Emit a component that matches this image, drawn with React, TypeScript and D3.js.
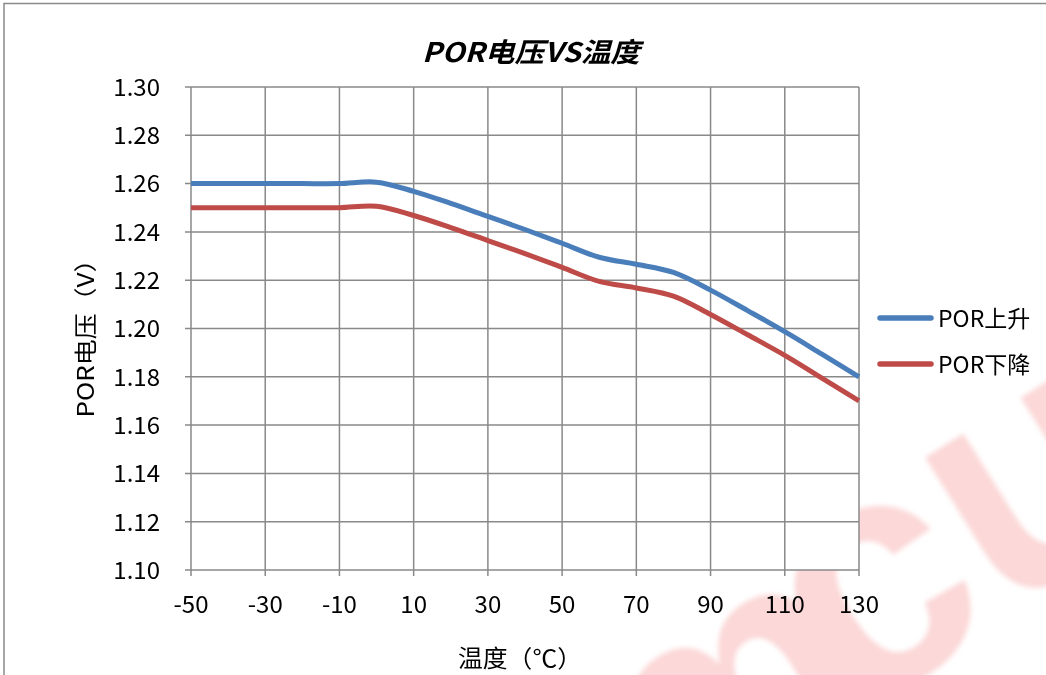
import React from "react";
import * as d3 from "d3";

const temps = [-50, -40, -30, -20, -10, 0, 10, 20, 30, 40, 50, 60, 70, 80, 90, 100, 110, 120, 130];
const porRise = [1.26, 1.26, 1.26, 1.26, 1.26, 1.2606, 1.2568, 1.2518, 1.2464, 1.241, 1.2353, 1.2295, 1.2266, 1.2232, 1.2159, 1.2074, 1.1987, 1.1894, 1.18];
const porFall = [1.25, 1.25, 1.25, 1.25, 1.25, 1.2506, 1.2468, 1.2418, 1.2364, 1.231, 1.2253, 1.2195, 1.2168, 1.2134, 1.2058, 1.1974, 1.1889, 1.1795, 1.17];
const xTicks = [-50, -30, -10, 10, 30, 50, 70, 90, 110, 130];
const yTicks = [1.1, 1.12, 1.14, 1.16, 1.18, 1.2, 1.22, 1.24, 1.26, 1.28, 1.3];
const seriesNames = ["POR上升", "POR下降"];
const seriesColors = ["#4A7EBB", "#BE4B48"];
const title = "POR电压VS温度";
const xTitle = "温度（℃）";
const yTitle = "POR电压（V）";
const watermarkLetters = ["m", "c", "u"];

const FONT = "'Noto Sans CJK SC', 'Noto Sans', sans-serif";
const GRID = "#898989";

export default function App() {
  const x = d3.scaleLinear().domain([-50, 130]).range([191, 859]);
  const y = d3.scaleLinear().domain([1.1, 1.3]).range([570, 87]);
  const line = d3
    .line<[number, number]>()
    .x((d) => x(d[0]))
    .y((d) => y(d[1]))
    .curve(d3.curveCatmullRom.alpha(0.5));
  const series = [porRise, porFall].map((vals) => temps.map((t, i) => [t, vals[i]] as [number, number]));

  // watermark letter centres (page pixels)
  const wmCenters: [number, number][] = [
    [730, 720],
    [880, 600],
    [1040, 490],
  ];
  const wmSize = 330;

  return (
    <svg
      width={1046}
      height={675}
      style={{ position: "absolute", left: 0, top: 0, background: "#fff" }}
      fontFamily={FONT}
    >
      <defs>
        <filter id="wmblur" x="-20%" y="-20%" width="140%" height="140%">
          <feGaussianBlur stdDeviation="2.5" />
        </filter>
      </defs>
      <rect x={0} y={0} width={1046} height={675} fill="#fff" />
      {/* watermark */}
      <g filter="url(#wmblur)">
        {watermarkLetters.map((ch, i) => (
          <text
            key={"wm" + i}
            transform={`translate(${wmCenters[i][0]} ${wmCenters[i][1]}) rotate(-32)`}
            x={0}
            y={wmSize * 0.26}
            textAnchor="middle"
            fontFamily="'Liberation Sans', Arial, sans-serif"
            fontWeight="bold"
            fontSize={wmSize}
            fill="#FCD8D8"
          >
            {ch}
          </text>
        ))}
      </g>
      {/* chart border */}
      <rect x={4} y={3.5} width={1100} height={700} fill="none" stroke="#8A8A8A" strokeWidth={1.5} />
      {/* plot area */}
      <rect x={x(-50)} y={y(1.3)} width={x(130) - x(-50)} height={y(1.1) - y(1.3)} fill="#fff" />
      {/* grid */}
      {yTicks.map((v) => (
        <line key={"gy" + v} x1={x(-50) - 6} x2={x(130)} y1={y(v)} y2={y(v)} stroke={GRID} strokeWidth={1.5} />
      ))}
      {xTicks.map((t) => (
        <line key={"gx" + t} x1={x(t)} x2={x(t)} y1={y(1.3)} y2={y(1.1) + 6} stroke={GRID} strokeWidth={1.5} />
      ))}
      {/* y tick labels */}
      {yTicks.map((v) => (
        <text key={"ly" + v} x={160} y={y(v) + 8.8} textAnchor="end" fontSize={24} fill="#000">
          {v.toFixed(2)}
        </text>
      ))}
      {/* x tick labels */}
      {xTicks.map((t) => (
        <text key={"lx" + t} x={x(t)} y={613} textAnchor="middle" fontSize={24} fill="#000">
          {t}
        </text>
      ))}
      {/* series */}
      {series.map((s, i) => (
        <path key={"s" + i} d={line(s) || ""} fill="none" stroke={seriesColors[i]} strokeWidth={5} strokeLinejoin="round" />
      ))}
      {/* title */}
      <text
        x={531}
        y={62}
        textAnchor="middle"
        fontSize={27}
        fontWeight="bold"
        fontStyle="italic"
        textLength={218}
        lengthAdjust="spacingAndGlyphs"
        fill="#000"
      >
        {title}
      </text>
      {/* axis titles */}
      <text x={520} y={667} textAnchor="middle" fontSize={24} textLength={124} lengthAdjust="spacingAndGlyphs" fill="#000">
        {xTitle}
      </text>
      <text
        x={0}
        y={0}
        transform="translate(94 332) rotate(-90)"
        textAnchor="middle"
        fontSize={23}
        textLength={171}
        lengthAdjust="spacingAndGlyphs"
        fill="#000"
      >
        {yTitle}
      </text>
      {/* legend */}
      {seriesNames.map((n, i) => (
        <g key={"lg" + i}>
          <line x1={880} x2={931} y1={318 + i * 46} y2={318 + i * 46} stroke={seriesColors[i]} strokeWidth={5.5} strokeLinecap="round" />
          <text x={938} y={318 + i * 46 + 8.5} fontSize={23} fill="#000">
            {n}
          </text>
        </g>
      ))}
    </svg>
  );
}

________________

### THE TASK
Repeat, with no pictures, each line from the beginning of the data through the line containing "import * as", inclusive.

### EXERCISE RESULT
Emit a component that matches this image, drawn with React, TypeScript and D3.js.
import React from "react";
import * as d3 from "d3";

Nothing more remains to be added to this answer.